新銀座法律事務所 法律相談事例集データベース ≪参考条文≫ 民法
No.492、2006/10/5 15:50 https://www.shinginza.com/rikon/index.htm
[民事][家事・夫婦]
質問:私(A)は、結婚して5年になりますが、1ヶ月ほど前に夫(B)が、ある女性(C)と不倫関係にあることが分かりました。そしてこのことが原因で私たち夫婦は離婚することになりました。私は、夫の不倫相手の女性に慰謝料請求をしたいと思っていますし、また、財産分与の請求もしたいと思っていますが、一方で、話し合いがつかずに離婚が先延ばしになってしまうのも困ります。そこで質問なのですが、離婚をした後に慰謝料を請求したり、財産分与の請求をしたりすることはできないのでしょうか。
↓
回答:離婚をした後でも慰謝料請求、財産分与の請求は出来ます。もっとも、一定期間で請求できなくなる(消滅時効、除斥期間)ので、その点はご注意下さい。
解説:
1、財産分与について
財産分与は、一般的に婚姻中の夫婦共同財産を清算するという意味合いを持ったものですが、これは必ずしも離婚に先立って話し合いをしなければならないものではなく、協議離婚をした後であっても請求をすることは可能であるとされています(民法768条1項)。もっとも、協議離婚後いつまでも請求が認められるわけではなく、請求することが出来る期間は離婚の時から2年間です(同法768条2項)。したがって、Aさんも離婚の時から2年以内であればBさんに対して財産分与の請求をすることが可能です。
2、慰謝料請求について
不倫の慰謝料請求をする場合、その根拠となる条文は民法709条、710条(不法行為)ということになります。そして不法行為に基づいて損害賠償請求をする場合、その消滅時効期間は「損害及び加害者を知った時から3年」、あるいは「不法行為のときから20年」とされています。本件で言えば、Aさんが、「Bさんが不倫をしていることを知り、不倫相手がCさんであることが分かった」時点から3年(時効の中断事由がある場合は別です。)でCさんに対する慰謝料請求権が時効にかかります。この請求権は、AさんがBさんと離婚をしたからといって直ちに消滅してしまうものではありませんので、上記の消滅時効期間の範囲内であれば、協議離婚してから請求することも可能です。
3、まとめ
以上のように、財産分与も慰謝料も離婚後に請求することは可能ですが、現実問題として、離婚がまとまる前の方が財産分与及び慰謝料の点についても話がまとまりやすいというのも事実です。離婚の成立が最優先であり、財産分与及び慰謝料についてはそれほど気にしないという場合はそれでも特に問題ありませんが、財産分与及び慰謝料の点も十分な話し合いがしたいと考えていらっしゃるのであれば、離婚をされる前に、一度専門家に詳しく話を聞かれるのが良いと思います。

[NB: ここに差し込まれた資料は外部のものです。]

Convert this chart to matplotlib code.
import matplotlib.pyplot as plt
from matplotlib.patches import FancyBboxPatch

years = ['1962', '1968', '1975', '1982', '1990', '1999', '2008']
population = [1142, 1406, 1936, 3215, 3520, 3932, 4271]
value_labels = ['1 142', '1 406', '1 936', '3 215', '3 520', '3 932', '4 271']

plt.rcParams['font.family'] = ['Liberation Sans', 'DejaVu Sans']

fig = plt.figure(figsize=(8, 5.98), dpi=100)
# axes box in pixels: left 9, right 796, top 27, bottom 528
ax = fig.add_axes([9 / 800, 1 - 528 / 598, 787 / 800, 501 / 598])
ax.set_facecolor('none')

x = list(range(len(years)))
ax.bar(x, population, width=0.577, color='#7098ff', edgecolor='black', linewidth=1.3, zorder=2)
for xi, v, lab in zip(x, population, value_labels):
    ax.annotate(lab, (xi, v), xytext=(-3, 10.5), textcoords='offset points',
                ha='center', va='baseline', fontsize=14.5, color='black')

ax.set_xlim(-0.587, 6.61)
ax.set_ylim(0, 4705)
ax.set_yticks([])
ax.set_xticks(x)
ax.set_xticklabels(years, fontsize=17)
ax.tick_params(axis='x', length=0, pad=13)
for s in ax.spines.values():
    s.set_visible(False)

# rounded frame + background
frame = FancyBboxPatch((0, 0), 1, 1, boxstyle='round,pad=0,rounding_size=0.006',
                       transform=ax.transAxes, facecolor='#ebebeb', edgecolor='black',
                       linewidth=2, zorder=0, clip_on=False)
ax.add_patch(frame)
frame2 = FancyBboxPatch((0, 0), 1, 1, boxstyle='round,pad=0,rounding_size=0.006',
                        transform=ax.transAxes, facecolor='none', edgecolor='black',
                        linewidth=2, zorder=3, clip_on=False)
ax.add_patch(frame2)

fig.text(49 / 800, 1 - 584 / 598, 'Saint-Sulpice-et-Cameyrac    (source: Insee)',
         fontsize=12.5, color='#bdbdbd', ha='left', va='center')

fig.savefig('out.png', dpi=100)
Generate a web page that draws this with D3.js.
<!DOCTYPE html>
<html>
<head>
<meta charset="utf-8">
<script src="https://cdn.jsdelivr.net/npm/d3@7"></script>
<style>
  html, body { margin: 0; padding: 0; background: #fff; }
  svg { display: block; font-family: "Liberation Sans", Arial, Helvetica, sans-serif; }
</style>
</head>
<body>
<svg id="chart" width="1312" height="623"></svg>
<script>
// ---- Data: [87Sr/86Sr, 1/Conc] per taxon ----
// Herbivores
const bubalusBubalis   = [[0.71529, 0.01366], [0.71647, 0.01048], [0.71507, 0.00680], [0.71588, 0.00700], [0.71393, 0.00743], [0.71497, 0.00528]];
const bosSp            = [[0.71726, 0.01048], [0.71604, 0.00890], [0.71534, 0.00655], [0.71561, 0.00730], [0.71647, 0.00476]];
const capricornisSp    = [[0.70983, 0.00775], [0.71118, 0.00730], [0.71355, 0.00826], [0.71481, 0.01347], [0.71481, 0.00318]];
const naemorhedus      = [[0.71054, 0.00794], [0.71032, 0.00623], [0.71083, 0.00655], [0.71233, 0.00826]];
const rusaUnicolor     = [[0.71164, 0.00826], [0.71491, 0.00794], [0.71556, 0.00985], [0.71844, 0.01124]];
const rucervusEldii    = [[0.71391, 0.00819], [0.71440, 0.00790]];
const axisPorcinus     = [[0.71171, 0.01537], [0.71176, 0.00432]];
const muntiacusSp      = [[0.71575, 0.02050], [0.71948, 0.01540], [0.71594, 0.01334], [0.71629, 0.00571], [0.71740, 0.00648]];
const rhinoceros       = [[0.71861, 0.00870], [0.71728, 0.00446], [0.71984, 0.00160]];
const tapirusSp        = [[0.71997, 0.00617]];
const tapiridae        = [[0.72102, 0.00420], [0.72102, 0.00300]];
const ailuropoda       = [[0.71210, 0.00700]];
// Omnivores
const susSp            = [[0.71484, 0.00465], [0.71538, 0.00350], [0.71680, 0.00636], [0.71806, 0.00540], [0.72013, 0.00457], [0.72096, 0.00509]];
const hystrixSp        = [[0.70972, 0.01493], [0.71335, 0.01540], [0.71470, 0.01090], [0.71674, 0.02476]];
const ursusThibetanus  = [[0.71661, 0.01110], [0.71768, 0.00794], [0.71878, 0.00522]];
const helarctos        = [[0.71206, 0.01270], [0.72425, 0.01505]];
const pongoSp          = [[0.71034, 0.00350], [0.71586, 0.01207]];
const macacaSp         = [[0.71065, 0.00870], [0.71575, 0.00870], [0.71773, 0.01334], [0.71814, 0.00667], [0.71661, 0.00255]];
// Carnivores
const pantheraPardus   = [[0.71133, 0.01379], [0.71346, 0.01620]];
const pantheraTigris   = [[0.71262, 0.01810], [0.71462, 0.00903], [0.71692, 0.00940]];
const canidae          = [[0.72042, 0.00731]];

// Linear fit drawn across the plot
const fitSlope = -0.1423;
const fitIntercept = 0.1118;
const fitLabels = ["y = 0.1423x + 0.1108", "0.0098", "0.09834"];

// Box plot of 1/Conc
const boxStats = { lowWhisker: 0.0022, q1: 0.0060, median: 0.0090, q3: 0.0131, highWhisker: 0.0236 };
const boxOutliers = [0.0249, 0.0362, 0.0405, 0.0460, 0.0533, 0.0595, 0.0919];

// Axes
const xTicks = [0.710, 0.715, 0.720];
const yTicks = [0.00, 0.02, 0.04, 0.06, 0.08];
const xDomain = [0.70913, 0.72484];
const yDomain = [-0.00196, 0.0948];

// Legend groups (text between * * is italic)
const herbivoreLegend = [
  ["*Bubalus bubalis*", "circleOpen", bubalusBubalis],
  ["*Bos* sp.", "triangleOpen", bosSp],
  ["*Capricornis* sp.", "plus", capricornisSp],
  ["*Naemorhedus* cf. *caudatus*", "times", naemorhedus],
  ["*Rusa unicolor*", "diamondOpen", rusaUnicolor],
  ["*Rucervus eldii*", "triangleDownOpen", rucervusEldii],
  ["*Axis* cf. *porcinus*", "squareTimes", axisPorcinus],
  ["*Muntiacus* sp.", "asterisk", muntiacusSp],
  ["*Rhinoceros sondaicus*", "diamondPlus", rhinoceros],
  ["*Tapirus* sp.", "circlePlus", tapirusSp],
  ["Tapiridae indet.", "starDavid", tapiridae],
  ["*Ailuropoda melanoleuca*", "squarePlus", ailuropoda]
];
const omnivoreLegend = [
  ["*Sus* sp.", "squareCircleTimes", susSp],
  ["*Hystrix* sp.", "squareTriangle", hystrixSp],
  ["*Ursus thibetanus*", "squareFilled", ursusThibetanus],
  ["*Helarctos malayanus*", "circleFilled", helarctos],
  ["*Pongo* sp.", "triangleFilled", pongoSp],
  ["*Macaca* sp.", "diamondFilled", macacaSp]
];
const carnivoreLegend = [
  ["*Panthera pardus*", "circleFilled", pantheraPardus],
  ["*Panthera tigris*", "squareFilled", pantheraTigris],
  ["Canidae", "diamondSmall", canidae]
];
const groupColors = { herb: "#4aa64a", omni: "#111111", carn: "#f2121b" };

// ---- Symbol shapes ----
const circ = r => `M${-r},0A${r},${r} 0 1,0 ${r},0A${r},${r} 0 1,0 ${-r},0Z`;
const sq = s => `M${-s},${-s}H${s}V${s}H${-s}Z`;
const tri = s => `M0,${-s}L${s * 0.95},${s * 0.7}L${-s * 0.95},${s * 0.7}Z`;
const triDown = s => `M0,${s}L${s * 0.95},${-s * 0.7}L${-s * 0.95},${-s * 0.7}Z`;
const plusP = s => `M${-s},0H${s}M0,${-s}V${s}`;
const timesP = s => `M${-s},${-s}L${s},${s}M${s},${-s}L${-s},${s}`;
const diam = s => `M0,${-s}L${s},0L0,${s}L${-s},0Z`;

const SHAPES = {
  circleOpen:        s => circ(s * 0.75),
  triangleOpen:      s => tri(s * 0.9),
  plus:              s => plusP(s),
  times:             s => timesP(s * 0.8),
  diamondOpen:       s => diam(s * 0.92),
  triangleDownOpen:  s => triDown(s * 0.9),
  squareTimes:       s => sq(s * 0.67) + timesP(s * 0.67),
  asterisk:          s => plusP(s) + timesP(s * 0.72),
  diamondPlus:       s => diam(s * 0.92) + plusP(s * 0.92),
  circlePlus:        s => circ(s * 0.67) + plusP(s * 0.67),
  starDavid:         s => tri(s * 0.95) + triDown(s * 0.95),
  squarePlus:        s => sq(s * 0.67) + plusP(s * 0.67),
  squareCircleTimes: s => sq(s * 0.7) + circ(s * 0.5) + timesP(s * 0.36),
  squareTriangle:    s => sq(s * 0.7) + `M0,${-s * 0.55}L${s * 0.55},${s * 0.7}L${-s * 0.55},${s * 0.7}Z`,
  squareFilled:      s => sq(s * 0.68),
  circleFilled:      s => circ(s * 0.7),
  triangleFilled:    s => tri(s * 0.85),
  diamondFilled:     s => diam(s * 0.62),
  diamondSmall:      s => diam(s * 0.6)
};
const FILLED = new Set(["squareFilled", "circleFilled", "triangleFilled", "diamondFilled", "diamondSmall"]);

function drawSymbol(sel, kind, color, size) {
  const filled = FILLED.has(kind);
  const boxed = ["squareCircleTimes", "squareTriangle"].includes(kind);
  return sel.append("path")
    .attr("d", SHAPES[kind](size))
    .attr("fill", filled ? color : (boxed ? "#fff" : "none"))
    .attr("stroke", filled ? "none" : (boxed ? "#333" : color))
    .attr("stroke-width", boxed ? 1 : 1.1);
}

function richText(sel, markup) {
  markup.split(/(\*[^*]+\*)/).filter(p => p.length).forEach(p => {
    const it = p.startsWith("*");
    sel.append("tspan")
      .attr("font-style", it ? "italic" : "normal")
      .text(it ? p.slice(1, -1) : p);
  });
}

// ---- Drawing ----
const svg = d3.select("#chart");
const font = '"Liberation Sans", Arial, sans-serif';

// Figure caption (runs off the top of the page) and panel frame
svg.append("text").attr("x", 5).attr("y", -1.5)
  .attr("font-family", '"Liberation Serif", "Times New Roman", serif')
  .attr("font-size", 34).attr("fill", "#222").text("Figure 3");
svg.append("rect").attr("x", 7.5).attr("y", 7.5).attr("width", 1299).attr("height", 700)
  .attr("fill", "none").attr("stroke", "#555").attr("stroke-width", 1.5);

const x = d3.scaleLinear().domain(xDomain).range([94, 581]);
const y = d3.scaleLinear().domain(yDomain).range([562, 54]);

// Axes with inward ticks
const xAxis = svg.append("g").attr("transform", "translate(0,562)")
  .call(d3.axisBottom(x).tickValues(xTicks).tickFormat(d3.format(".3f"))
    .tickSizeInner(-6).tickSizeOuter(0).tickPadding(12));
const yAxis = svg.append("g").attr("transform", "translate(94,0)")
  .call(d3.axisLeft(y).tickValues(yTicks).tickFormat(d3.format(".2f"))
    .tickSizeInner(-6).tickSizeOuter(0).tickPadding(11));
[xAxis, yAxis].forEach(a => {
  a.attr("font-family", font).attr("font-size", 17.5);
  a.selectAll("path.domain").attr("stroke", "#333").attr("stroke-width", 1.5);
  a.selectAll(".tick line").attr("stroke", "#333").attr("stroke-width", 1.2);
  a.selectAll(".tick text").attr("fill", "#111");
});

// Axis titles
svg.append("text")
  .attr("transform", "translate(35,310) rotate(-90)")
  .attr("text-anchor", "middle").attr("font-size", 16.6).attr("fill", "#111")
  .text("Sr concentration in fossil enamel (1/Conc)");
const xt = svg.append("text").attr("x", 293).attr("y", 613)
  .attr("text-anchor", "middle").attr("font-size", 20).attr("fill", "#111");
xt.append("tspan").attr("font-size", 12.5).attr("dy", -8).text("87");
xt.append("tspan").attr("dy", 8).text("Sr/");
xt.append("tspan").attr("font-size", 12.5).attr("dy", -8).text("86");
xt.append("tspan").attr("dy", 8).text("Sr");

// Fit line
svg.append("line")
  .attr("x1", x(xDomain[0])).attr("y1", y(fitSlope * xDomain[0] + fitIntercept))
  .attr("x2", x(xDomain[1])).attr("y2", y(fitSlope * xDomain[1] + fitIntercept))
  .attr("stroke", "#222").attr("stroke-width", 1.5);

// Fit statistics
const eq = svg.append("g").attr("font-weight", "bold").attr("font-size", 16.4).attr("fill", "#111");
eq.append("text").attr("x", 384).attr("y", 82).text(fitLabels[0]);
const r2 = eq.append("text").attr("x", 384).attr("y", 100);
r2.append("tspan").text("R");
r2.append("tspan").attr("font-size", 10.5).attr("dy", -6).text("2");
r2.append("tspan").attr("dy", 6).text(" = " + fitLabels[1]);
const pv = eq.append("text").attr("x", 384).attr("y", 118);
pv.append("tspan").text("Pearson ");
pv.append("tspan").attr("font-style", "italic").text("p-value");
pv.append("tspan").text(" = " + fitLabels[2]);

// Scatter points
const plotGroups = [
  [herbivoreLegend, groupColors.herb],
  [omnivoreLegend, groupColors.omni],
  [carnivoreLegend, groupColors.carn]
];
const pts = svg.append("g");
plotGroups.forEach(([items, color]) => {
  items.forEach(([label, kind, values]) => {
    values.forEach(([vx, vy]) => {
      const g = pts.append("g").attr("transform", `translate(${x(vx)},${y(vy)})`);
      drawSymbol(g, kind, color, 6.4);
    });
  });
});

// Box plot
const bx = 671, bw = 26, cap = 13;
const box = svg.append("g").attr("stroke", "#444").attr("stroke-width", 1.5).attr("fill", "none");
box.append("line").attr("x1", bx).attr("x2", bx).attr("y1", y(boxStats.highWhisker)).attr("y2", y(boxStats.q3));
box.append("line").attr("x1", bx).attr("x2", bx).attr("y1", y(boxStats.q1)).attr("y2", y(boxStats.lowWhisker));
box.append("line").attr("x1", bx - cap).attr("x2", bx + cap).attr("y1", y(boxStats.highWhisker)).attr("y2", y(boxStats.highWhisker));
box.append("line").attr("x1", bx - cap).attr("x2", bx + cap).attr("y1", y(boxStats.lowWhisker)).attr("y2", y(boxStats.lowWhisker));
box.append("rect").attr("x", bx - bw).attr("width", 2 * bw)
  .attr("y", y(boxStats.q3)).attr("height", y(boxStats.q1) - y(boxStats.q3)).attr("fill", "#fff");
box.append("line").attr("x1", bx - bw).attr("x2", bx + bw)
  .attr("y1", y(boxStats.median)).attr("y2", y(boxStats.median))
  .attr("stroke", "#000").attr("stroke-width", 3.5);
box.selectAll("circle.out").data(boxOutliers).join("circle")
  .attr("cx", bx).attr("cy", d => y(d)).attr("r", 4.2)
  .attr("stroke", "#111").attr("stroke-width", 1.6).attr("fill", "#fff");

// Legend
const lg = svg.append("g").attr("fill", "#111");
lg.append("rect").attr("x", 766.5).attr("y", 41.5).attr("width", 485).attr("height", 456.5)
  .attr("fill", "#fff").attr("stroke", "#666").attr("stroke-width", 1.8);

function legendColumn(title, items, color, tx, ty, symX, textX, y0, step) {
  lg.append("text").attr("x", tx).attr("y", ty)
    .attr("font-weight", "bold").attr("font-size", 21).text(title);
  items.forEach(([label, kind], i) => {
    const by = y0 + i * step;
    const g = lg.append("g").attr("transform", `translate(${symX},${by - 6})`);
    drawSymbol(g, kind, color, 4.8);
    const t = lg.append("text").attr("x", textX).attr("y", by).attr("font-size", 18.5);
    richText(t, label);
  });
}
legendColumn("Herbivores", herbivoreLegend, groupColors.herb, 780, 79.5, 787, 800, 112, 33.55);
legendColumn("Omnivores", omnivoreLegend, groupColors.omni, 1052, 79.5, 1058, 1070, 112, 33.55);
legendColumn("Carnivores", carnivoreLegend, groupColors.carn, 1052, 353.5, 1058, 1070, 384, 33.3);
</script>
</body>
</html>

第七百六十八条 協議上の離婚をした者の一方は、相手方に対して財産の分与を請求することができる。
2 前項の規定による財産の分与について、当事者間に協議が調わないとき、又は協議をすることができないときは、当事者は、家庭裁判所に対して協議に代わる処分を請求することができる。ただし、離婚の時から二年を経過したときは、この限りでない。
第七百九条 故意又は過失によって他人の権利又は法律上保護される利益を侵害した者は、これによって生じた損害を賠償する責任を負う。
第七百十条 他人の身体、自由若しくは名誉を侵害した場合又は他人の財産権を侵害した場合のいずれであるかを問わず、前条の規定により損害賠償の責任を負う者は、財産以外の損害に対しても、その賠償をしなければならない。